## Collected data
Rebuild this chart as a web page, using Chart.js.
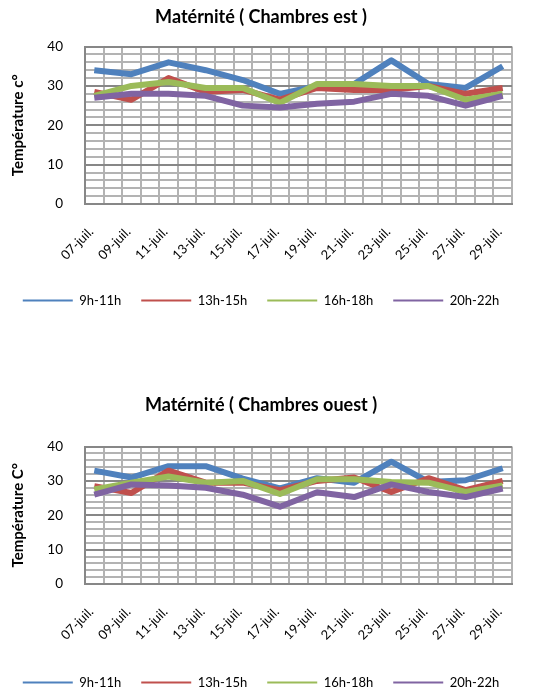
<!DOCTYPE html>
<html>
<head>
<meta charset="utf-8">
<script src="https://cdn.jsdelivr.net/npm/chart.js@4/dist/chart.umd.min.js"></script>
<style>
  html, body { margin: 0; padding: 0; overflow: hidden; background: #fff; width: 534px; height: 693px; }
  .box { position: absolute; left: 0; width: 534px; }
  #b1 { top: 0; height: 317px; }
  #b2 { top: 388px; height: 311px; }
</style>
</head>
<body>
<div class="box" id="b1"><canvas id="c1"></canvas></div>
<div class="box" id="b2"><canvas id="c2"></canvas></div>
<script>
// Every day of the period (one column per day on the date axis)
const allDays = ['07-juil.', '08-juil.', '09-juil.', '10-juil.', '11-juil.', '12-juil.',
  '13-juil.', '14-juil.', '15-juil.', '16-juil.', '17-juil.', '18-juil.', '19-juil.',
  '20-juil.', '21-juil.', '22-juil.', '23-juil.', '24-juil.', '25-juil.', '26-juil.',
  '27-juil.', '28-juil.', '29-juil.'];

// Days on which the temperature was measured (also the labelled ticks)
const measureDays = ['07-juil.', '09-juil.', '11-juil.', '13-juil.', '15-juil.', '17-juil.',
  '19-juil.', '21-juil.', '23-juil.', '25-juil.', '27-juil.', '29-juil.'];

const seriesNames = ['9h-11h', '13h-15h', '16h-18h', '20h-22h'];
const seriesColors = ['#4F81BD', '#C0504D', '#9BBB59', '#8064A2'];

// Labelled values of the temperature axis (a grid line every 2 °C)
const yLabelValues = [0, 10, 20, 30, 40];

// Chambres est
const est9h11h  = [34, 33, 36, 34, 31.5, 28, 30, 30.5, 36.5, 30.5, 29.5, 35];
const est13h15h = [28.5, 26.5, 32, 28.5, 29, 26.5, 29.5, 29, 29, 30, 28, 29.5];
const est16h18h = [27.5, 30, 31, 29.5, 29.5, 25.7, 30.5, 30.5, 30, 30, 26.5, 28];
const est20h22h = [27, 28, 28, 27.5, 25, 24.5, 25.5, 26, 28, 27.5, 25, 27.5];

// Chambres ouest
const ouest9h11h  = [33, 31, 34.3, 34.3, 30.7, 27.8, 30.8, 29.5, 35.6, 29.7, 30.2, 33.7];
const ouest13h15h = [28.5, 26.5, 33, 29.5, 29.5, 27.3, 30, 31, 26.8, 30.8, 27.3, 30];
const ouest16h18h = [27.5, 29.5, 31.3, 29.5, 30, 26.2, 30.5, 30.5, 29.7, 29.5, 26.8, 28.7];
const ouest20h22h = [26, 29, 28.7, 28, 26, 22.5, 26.7, 25.3, 29, 26.8, 25.3, 27.8];

const FONT = 'Lato, "Open Sans", sans-serif';
const MAJOR = '#878787';
const MINOR = '#B3B3B3';

function makeChart(id, title, yTitle, series, geom) {
  const datasets = series.map((vals, i) => ({
    label: seriesNames[i],
    data: vals.map((v, k) => ({ x: measureDays[k], y: v })),
    borderColor: seriesColors[i],
    backgroundColor: seriesColors[i],
    borderWidth: 6,
    pointRadius: 0,
    tension: 0,
    borderJoinStyle: 'round',
    borderCapStyle: 'butt',
    order: series.length - i   // later series drawn on top
  }));

  return new Chart(document.getElementById(id), {
    type: 'line',
    data: { labels: allDays, datasets },
    options: {
      responsive: true,
      maintainAspectRatio: false,
      animation: false,
      layout: { padding: { left: 0, right: 12, top: 0, bottom: 0 } },
      plugins: {
        tooltip: { enabled: false },
        title: {
          display: true,
          text: title,
          color: '#000',
          font: { family: FONT, size: 18, weight: 'bold' },
          padding: { top: 6, bottom: geom.titleGap }
        },
        legend: {
          position: 'bottom',
          labels: {
            color: '#000',
            font: { family: FONT, size: 13 },
            boxWidth: 50,
            boxHeight: 2,
            padding: 20,
            sort: (a, b) => a.datasetIndex - b.datasetIndex,
            generateLabels(chart) {
              const items = Chart.defaults.plugins.legend.labels.generateLabels(chart);
              items.forEach(it => { it.fillStyle = it.strokeStyle; it.lineWidth = 0; });
              return items;
            }
          }
        }
      },
      scales: {
        x: {
          type: 'category',
          offset: true,
          grid: { offset: true, color: MINOR, lineWidth: 2, drawTicks: false },
          border: { display: true, color: MAJOR, width: 2 },
          ticks: {
            autoSkip: false,
            minRotation: 45,
            maxRotation: 45,
            padding: 20,
            labelOffset: -3,
            color: '#000',
            font: { family: FONT, size: 13 },
            callback(value) {
              const lbl = this.getLabelForValue(value);
              return measureDays.includes(lbl) ? lbl : '';
            }
          },
          afterFit(scale) { scale.height = geom.xHeight; }
        },
        y: {
          min: 0,
          max: 40,
          grid: {
            drawTicks: false,
            lineWidth: 2,
            color: ctx => yLabelValues.includes(ctx.tick && ctx.tick.value) ? MAJOR : MINOR
          },
          border: { display: true, color: MAJOR, width: 2 },
          ticks: {
            stepSize: 2,
            autoSkip: false,
            padding: 22,
            color: '#000',
            font: { family: FONT, size: 13.5 },
            callback: v => yLabelValues.includes(v) ? String(v) : ''
          },
          title: {
            display: true,
            text: yTitle,
            color: '#000',
            font: { family: FONT, size: 15, weight: 'bold' },
            padding: { top: 9, bottom: 0 }
          },
          afterFit(scale) { scale.width = 85; }
        }
      }
    }
  });
}

makeChart('c1', 'Matérnité ( Chambres est )', 'Température c°',
  [est9h11h, est13h15h, est16h18h, est20h22h], { titleGap: 19, xHeight: 70 });
makeChart('c2', 'Matérnité ( Chambres ouest )', 'Température C°',
  [ouest9h11h, ouest13h15h, ouest16h18h, ouest20h22h], { titleGap: 31, xHeight: 72 });
</script>
</body>
</html>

## Given task
Go through the listing above and quote it exactly, apart from its images.

## Finished task
Rebuild this chart as a web page, using Chart.js.
<!DOCTYPE html>
<html>
<head>
<meta charset="utf-8">
<script src="https://cdn.jsdelivr.net/npm/chart.js@4/dist/chart.umd.min.js"></script>
<style>
  html, body { margin: 0; padding: 0; overflow: hidden; background: #fff; width: 534px; height: 693px; }
  .box { position: absolute; left: 0; width: 534px; }
  #b1 { top: 0; height: 317px; }
  #b2 { top: 388px; height: 311px; }
</style>
</head>
<body>
<div class="box" id="b1"><canvas id="c1"></canvas></div>
<div class="box" id="b2"><canvas id="c2"></canvas></div>
<script>
// Every day of the period (one column per day on the date axis)
const allDays = ['07-juil.', '08-juil.', '09-juil.', '10-juil.', '11-juil.', '12-juil.',
  '13-juil.', '14-juil.', '15-juil.', '16-juil.', '17-juil.', '18-juil.', '19-juil.',
  '20-juil.', '21-juil.', '22-juil.', '23-juil.', '24-juil.', '25-juil.', '26-juil.',
  '27-juil.', '28-juil.', '29-juil.'];

// Days on which the temperature was measured (also the labelled ticks)
const measureDays = ['07-juil.', '09-juil.', '11-juil.', '13-juil.', '15-juil.', '17-juil.',
  '19-juil.', '21-juil.', '23-juil.', '25-juil.', '27-juil.', '29-juil.'];

const seriesNames = ['9h-11h', '13h-15h', '16h-18h', '20h-22h'];
const seriesColors = ['#4F81BD', '#C0504D', '#9BBB59', '#8064A2'];

// Labelled values of the temperature axis (a grid line every 2 °C)
const yLabelValues = [0, 10, 20, 30, 40];

// Chambres est
const est9h11h  = [34, 33, 36, 34, 31.5, 28, 30, 30.5, 36.5, 30.5, 29.5, 35];
const est13h15h = [28.5, 26.5, 32, 28.5, 29, 26.5, 29.5, 29, 29, 30, 28, 29.5];
const est16h18h = [27.5, 30, 31, 29.5, 29.5, 25.7, 30.5, 30.5, 30, 30, 26.5, 28];
const est20h22h = [27, 28, 28, 27.5, 25, 24.5, 25.5, 26, 28, 27.5, 25, 27.5];

// Chambres ouest
const ouest9h11h  = [33, 31, 34.3, 34.3, 30.7, 27.8, 30.8, 29.5, 35.6, 29.7, 30.2, 33.7];
const ouest13h15h = [28.5, 26.5, 33, 29.5, 29.5, 27.3, 30, 31, 26.8, 30.8, 27.3, 30];
const ouest16h18h = [27.5, 29.5, 31.3, 29.5, 30, 26.2, 30.5, 30.5, 29.7, 29.5, 26.8, 28.7];
const ouest20h22h = [26, 29, 28.7, 28, 26, 22.5, 26.7, 25.3, 29, 26.8, 25.3, 27.8];

const FONT = 'Lato, "Open Sans", sans-serif';
const MAJOR = '#878787';
const MINOR = '#B3B3B3';

function makeChart(id, title, yTitle, series, geom) {
  const datasets = series.map((vals, i) => ({
    label: seriesNames[i],
    data: vals.map((v, k) => ({ x: measureDays[k], y: v })),
    borderColor: seriesColors[i],
    backgroundColor: seriesColors[i],
    borderWidth: 6,
    pointRadius: 0,
    tension: 0,
    borderJoinStyle: 'round',
    borderCapStyle: 'butt',
    order: series.length - i   // later series drawn on top
  }));

  return new Chart(document.getElementById(id), {
    type: 'line',
    data: { labels: allDays, datasets },
    options: {
      responsive: true,
      maintainAspectRatio: false,
      animation: false,
      layout: { padding: { left: 0, right: 12, top: 0, bottom: 0 } },
      plugins: {
        tooltip: { enabled: false },
        title: {
          display: true,
          text: title,
          color: '#000',
          font: { family: FONT, size: 18, weight: 'bold' },
          padding: { top: 6, bottom: geom.titleGap }
        },
        legend: {
          position: 'bottom',
          labels: {
            color: '#000',
            font: { family: FONT, size: 13 },
            boxWidth: 50,
            boxHeight: 2,
            padding: 20,
            sort: (a, b) => a.datasetIndex - b.datasetIndex,
            generateLabels(chart) {
              const items = Chart.defaults.plugins.legend.labels.generateLabels(chart);
              items.forEach(it => { it.fillStyle = it.strokeStyle; it.lineWidth = 0; });
              return items;
            }
          }
        }
      },
      scales: {
        x: {
          type: 'category',
          offset: true,
          grid: { offset: true, color: MINOR, lineWidth: 2, drawTicks: false },
          border: { display: true, color: MAJOR, width: 2 },
          ticks: {
            autoSkip: false,
            minRotation: 45,
            maxRotation: 45,
            padding: 20,
            labelOffset: -3,
            color: '#000',
            font: { family: FONT, size: 13 },
            callback(value) {
              const lbl = this.getLabelForValue(value);
              return measureDays.includes(lbl) ? lbl : '';
            }
          },
          afterFit(scale) { scale.height = geom.xHeight; }
        },
        y: {
          min: 0,
          max: 40,
          grid: {
            drawTicks: false,
            lineWidth: 2,
            color: ctx => yLabelValues.includes(ctx.tick && ctx.tick.value) ? MAJOR : MINOR
          },
          border: { display: true, color: MAJOR, width: 2 },
          ticks: {
            stepSize: 2,
            autoSkip: false,
            padding: 22,
            color: '#000',
            font: { family: FONT, size: 13.5 },
            callback: v => yLabelValues.includes(v) ? String(v) : ''
          },
          title: {
            display: true,
            text: yTitle,
            color: '#000',
            font: { family: FONT, size: 15, weight: 'bold' },
            padding: { top: 9, bottom: 0 }
          },
          afterFit(scale) { scale.width = 85; }
        }
      }
    }
  });
}

makeChart('c1', 'Matérnité ( Chambres est )', 'Température c°',
  [est9h11h, est13h15h, est16h18h, est20h22h], { titleGap: 19, xHeight: 70 });
makeChart('c2', 'Matérnité ( Chambres ouest )', 'Température C°',
  [ouest9h11h, ouest13h15h, ouest16h18h, ouest20h22h], { titleGap: 31, xHeight: 72 });
</script>
</body>
</html>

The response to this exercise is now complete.